Work instructions – Return exactly the lines that run from the beginning through the line containing "const laterErr = [10.2, 8.2, 5.0, 6.0, 3.6, 1.7, 10.6, 7.0];", both included, and no others.

# # # # #

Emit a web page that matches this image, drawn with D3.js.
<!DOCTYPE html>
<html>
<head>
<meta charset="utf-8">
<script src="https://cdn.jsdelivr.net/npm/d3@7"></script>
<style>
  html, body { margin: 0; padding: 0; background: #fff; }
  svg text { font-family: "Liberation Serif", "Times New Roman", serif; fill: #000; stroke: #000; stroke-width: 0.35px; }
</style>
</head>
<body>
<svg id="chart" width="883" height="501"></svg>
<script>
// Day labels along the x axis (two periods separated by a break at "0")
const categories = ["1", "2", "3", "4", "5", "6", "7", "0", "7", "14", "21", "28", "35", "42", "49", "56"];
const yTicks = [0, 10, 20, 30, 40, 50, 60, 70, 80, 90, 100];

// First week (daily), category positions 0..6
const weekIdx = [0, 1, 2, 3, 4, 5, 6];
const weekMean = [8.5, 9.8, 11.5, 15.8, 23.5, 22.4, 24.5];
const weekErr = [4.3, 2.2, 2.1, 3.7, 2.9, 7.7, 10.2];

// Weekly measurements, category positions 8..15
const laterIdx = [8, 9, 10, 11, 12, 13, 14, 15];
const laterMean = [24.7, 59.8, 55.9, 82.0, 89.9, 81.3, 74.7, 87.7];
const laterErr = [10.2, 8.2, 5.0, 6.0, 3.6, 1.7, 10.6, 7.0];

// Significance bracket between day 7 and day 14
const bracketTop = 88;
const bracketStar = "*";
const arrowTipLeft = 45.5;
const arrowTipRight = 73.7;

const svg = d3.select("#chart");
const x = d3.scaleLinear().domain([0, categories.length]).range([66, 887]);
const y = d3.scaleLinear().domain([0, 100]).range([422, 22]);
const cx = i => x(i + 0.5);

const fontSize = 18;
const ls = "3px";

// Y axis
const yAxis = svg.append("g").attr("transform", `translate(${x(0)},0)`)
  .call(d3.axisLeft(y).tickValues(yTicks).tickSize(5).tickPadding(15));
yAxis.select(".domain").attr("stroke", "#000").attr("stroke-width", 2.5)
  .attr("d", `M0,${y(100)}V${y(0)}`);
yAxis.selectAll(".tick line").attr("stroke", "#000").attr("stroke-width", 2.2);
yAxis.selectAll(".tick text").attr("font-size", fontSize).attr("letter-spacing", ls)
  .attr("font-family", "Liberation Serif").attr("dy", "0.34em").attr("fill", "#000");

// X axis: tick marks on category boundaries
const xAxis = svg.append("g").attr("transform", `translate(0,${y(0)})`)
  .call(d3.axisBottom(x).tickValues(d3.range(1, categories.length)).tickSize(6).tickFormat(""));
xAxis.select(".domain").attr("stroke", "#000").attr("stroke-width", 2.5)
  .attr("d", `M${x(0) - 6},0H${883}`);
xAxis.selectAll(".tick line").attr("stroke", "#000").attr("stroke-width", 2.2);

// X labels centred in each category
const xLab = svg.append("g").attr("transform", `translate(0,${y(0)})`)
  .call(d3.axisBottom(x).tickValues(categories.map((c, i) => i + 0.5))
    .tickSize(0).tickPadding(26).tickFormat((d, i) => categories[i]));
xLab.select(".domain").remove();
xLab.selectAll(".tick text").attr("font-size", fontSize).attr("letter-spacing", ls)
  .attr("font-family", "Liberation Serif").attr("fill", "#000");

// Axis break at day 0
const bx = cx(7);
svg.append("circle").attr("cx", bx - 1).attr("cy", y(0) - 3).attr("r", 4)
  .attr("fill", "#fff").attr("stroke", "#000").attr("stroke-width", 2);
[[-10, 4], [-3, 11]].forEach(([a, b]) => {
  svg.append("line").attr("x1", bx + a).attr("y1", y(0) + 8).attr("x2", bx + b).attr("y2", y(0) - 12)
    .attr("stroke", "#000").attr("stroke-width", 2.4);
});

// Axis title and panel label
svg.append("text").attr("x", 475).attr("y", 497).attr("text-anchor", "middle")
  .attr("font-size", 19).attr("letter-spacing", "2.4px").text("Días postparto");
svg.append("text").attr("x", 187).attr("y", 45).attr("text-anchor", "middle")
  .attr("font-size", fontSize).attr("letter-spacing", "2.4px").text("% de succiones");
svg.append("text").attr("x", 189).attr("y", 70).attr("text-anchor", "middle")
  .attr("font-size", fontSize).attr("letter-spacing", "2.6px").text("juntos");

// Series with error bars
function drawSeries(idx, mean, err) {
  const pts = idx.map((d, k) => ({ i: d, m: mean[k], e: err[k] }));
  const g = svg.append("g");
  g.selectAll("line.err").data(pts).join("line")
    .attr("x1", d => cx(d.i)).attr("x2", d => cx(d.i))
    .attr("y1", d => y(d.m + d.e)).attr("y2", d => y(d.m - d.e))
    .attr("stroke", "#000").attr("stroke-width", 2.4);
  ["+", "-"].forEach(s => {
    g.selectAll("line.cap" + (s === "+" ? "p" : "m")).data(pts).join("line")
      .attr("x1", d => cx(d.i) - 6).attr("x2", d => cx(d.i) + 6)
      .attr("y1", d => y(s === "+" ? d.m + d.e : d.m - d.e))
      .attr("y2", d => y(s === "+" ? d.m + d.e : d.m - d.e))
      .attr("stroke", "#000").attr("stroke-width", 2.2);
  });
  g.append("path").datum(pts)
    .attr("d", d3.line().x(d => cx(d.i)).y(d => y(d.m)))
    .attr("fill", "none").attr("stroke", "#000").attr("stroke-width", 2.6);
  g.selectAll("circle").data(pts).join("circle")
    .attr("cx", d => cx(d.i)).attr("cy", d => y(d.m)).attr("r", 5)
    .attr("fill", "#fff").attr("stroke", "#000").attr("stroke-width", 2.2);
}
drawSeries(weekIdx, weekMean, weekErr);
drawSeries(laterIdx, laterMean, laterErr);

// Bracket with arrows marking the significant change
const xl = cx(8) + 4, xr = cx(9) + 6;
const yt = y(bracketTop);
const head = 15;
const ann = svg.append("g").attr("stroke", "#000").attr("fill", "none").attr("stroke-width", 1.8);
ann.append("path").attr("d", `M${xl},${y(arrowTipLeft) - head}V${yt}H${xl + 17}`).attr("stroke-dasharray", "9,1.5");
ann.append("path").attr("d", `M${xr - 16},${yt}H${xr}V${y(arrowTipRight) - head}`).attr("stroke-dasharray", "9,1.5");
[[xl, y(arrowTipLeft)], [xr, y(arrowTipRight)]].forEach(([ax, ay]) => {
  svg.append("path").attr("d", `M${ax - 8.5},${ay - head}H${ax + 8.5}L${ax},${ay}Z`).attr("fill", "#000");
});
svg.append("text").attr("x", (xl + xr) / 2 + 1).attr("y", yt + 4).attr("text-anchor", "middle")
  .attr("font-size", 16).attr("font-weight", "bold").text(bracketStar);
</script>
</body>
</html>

# # # # #

Output for this task –
Emit a web page that matches this image, drawn with D3.js.
<!DOCTYPE html>
<html>
<head>
<meta charset="utf-8">
<script src="https://cdn.jsdelivr.net/npm/d3@7"></script>
<style>
  html, body { margin: 0; padding: 0; background: #fff; }
  svg text { font-family: "Liberation Serif", "Times New Roman", serif; fill: #000; stroke: #000; stroke-width: 0.35px; }
</style>
</head>
<body>
<svg id="chart" width="883" height="501"></svg>
<script>
// Day labels along the x axis (two periods separated by a break at "0")
const categories = ["1", "2", "3", "4", "5", "6", "7", "0", "7", "14", "21", "28", "35", "42", "49", "56"];
const yTicks = [0, 10, 20, 30, 40, 50, 60, 70, 80, 90, 100];

// First week (daily), category positions 0..6
const weekIdx = [0, 1, 2, 3, 4, 5, 6];
const weekMean = [8.5, 9.8, 11.5, 15.8, 23.5, 22.4, 24.5];
const weekErr = [4.3, 2.2, 2.1, 3.7, 2.9, 7.7, 10.2];

// Weekly measurements, category positions 8..15
const laterIdx = [8, 9, 10, 11, 12, 13, 14, 15];
const laterMean = [24.7, 59.8, 55.9, 82.0, 89.9, 81.3, 74.7, 87.7];
const laterErr = [10.2, 8.2, 5.0, 6.0, 3.6, 1.7, 10.6, 7.0];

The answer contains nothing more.